I care that he cares about Mr. Potato Head.
Someone (the older one) just opened the door to his room and he’s sneaking to me. I should get mad but I don’t have the energy. He says he needs one more kiss and one more hug. He is my little Frances.
Today I lost my temper a few times. Like when they took off all their clothes to run around as “naked boys!” and that’s not so bad but does the two year old NEED his diaper off? I cannot handle bare butt sitting on all kinds of surfaces today. Please. At least keep your diaper on. Please.
I hate it when I lose my temper. Like really lose it. It happens and while it’s happening and after it happened I think, is this me? What is going on? And I’m sad.
I am a mom. I am not a good mom sometimes. My house is covered in crumbs. I have 305 unfinished projects. I get tired way too easily. But I am a mom.

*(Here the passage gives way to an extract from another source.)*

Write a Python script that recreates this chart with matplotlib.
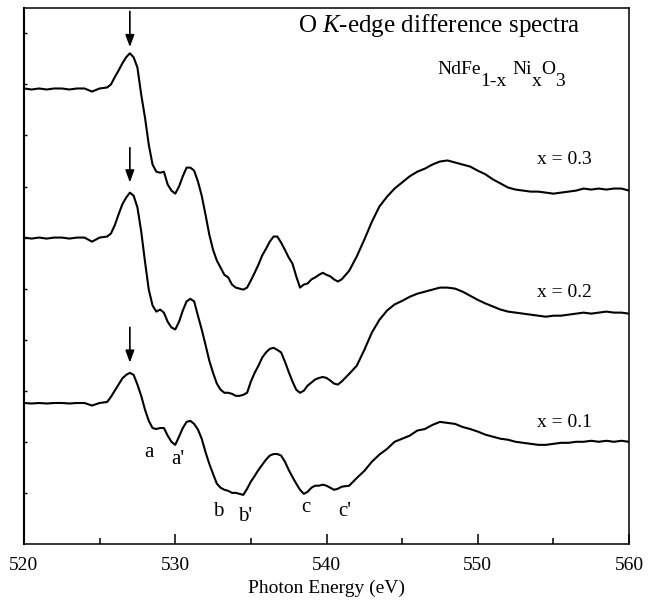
import numpy as np
import matplotlib
matplotlib.use('Agg')
import matplotlib.pyplot as plt

plt.rcParams['font.family'] = ['Liberation Serif', 'DejaVu Serif']
plt.rcParams['mathtext.fontset'] = 'custom'
plt.rcParams['mathtext.rm'] = 'Liberation Serif'
plt.rcParams['mathtext.it'] = 'Liberation Serif:italic'

# photon energy grid (eV): coarse in flat parts, finer across the edge structure
energy = np.concatenate([np.arange(520.0, 525.51, 0.5),
                         np.arange(525.75, 541.01, 0.25),
                         np.arange(541.5, 560.01, 0.5)])

# stacked difference spectra (arb. units, offsets as plotted)
spec_x03 = [
    8.92, 8.90, 8.92, 8.90, 8.92, 8.92, 8.90, 8.92, 8.92, 8.86, 8.92, 8.94,
    9.00, 9.14, 9.27, 9.41, 9.53, 9.61, 9.53, 9.33, 8.80, 8.35, 7.82, 7.43,
    7.29, 7.27, 7.29, 7.04, 6.92, 6.86, 7.00, 7.20, 7.37, 7.37, 7.31, 7.10,
    6.82, 6.45, 6.06, 5.76, 5.55, 5.41, 5.27, 5.22, 5.08, 5.02, 5.00, 4.98,
    5.02, 5.16, 5.31, 5.47, 5.65, 5.78, 5.92, 6.02, 6.02, 5.90, 5.76, 5.61,
    5.49, 5.24, 5.02, 5.08, 5.10, 5.18, 5.22, 5.27, 5.31, 5.27, 5.24, 5.18,
    5.14, 5.18,
    5.35, 5.63, 5.96, 6.31, 6.61, 6.80, 6.96, 7.08, 7.20, 7.29, 7.35, 7.43,
    7.49, 7.51, 7.47, 7.43, 7.39, 7.31, 7.24, 7.14, 7.06, 6.98, 6.94, 6.92,
    6.90, 6.90, 6.88, 6.86, 6.88, 6.90, 6.92, 6.96, 6.94, 6.96, 6.94, 6.96,
    6.96, 6.92,
]
spec_x02 = [
    6.00, 5.98, 6.00, 5.98, 6.00, 6.00, 5.98, 6.00, 6.00, 5.92, 6.00, 6.02,
    6.08, 6.24, 6.45, 6.65, 6.78, 6.88, 6.82, 6.59, 6.12, 5.53, 4.98, 4.67,
    4.55, 4.59, 4.53, 4.35, 4.24, 4.20, 4.35, 4.57, 4.75, 4.80, 4.75, 4.47,
    4.20, 3.90, 3.59, 3.35, 3.14, 3.02, 2.96, 2.96, 2.94, 2.90, 2.90, 2.92,
    2.96, 3.18, 3.35, 3.49, 3.65, 3.75, 3.82, 3.84, 3.80, 3.75, 3.57, 3.37,
    3.18, 3.02, 2.96, 3.00, 3.10, 3.16, 3.22, 3.25, 3.27, 3.25, 3.20, 3.14,
    3.12, 3.18,
    3.33, 3.49, 3.80, 4.14, 4.39, 4.57, 4.69, 4.76, 4.84, 4.90, 4.94, 4.98,
    5.02, 5.02, 5.00, 4.94, 4.86, 4.78, 4.71, 4.65, 4.59, 4.55, 4.53, 4.51,
    4.49, 4.47, 4.45, 4.47, 4.47, 4.49, 4.51, 4.53, 4.51, 4.53, 4.55, 4.53,
    4.53, 4.51,
]
spec_x01 = [
    2.76, 2.75, 2.76, 2.75, 2.76, 2.76, 2.75, 2.76, 2.76, 2.71, 2.76, 2.78,
    2.88, 3.00, 3.12, 3.24, 3.31, 3.35, 3.31, 3.12, 2.90, 2.63, 2.41, 2.27,
    2.25, 2.27, 2.27, 2.12, 2.00, 1.94, 2.10, 2.27, 2.39, 2.41, 2.35, 2.24,
    2.06, 1.80, 1.57, 1.37, 1.18, 1.10, 1.06, 1.04, 1.00, 1.00, 0.98, 0.96,
    1.08, 1.22, 1.33, 1.45, 1.55, 1.65, 1.73, 1.76, 1.76, 1.73, 1.61, 1.45,
    1.31, 1.18, 1.06, 0.98, 1.02, 1.10, 1.14, 1.14, 1.16, 1.14, 1.10, 1.06,
    1.08, 1.12,
    1.14, 1.29, 1.43, 1.61, 1.75, 1.86, 2.00, 2.06, 2.12, 2.22, 2.25, 2.33,
    2.39, 2.37, 2.35, 2.29, 2.25, 2.20, 2.14, 2.10, 2.06, 2.04, 2.00, 1.98,
    1.96, 1.94, 1.94, 1.96, 1.98, 1.98, 2.00, 2.00, 2.02, 2.00, 2.02, 2.00,
    2.02, 2.00,
]
spectra = [spec_x03, spec_x02, spec_x01]
comp_labels = ['x = 0.3', 'x = 0.2', 'x = 0.1']
xticks = [520, 530, 540, 550, 560]

fig = plt.figure(figsize=(6.66, 6.01), dpi=100)
ax = fig.add_axes([0.036, 0.095, 0.9085, 0.892])

for s in spectra:
    ax.plot(energy, s, color='black', lw=1.5)

ax.set_xlim(520, 560)
ax.set_ylim(0, 10.5)
ax.set_xticks(xticks)
ax.set_xticks(np.arange(525, 560, 10), minor=True)
ax.set_yticks(np.arange(1, 11))
ax.set_yticklabels([])
ax.tick_params(axis='x', which='major', direction='in', length=7, width=1.1,
               labelsize=14, pad=9.5)
ax.tick_params(axis='x', which='minor', direction='in', length=4, width=1.1)
ax.tick_params(axis='y', direction='in', length=2, width=1)
for sp in ax.spines.values():
    sp.set_linewidth(1.1)
ax.spines['left'].set_linewidth(1.5)
ax.set_xlabel('Photon Energy (eV)', fontsize=14, labelpad=4)

# title text inside the frame
ax.text(538.1, 10.16, 'O $K$-edge difference spectra', fontsize=18,
        ha='left', va='center')

# chemical formula with full-size lowered indices
t = ax.text(547.3, 9.20, 'NdFe', fontsize=14, ha='left', va='baseline')
for piece, dx, dy in [('1-x', 0, -8.7), ('Ni', 4, 8.7), ('x', 0, -8.7),
                      ('O', 0, 8.7), ('3', 0, -8.7)]:
    t = ax.annotate(piece, xy=(1, 0), xycoords=t, xytext=(dx, dy),
                    textcoords='offset points', fontsize=14,
                    ha='left', va='bottom')

for lab, yy in zip(comp_labels, [7.53, 4.92, 2.37]):
    ax.text(555.75, yy, lab, fontsize=14, ha='center', va='center')

# arrows marking the pre-edge peak
for y0, y1 in [(10.43, 9.73), (7.76, 7.08), (4.24, 3.55)]:
    ax.annotate('', xy=(527.0, y1), xytext=(527.0, y0),
                arrowprops=dict(arrowstyle='-|>,head_length=0.6,head_width=0.22',
                                mutation_scale=12, color='black', lw=1.2,
                                shrinkA=0, shrinkB=0))

# feature labels
for lab, ex, yy in [('a', 528.26, 1.80), ("a'", 530.18, 1.65),
                    ('b', 532.83, 0.63), ("b'", 534.61, 0.53),
                    ('c', 538.64, 0.71), ("c'", 541.22, 0.63)]:
    ax.text(ex, yy, lab, fontsize=15, ha='center', va='center')

fig.savefig('out.png', dpi=100)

I am a writer too. Sometimes it doesn’t feel like it. Almost all the time it doesn’t feel like it. These little ones, my husband, this house, my emotions, fill up so much of my head and my heart that it feels like there isn’t much left to give–to pretend people.
Pretend people are important. I think really important sometimes. They’ve helped me through a lot of rough times; they’ve made me laugh; they’ve made me cry; they’ve made me understand things I couldn’t understand otherwise. I love pretend people.
But. In the end, real people are more important than pretend people.
I am trying to let myself go. Let myself be who I am instead of who I think I should be.
I don’t know how it’s going to end up but at least I’m trying.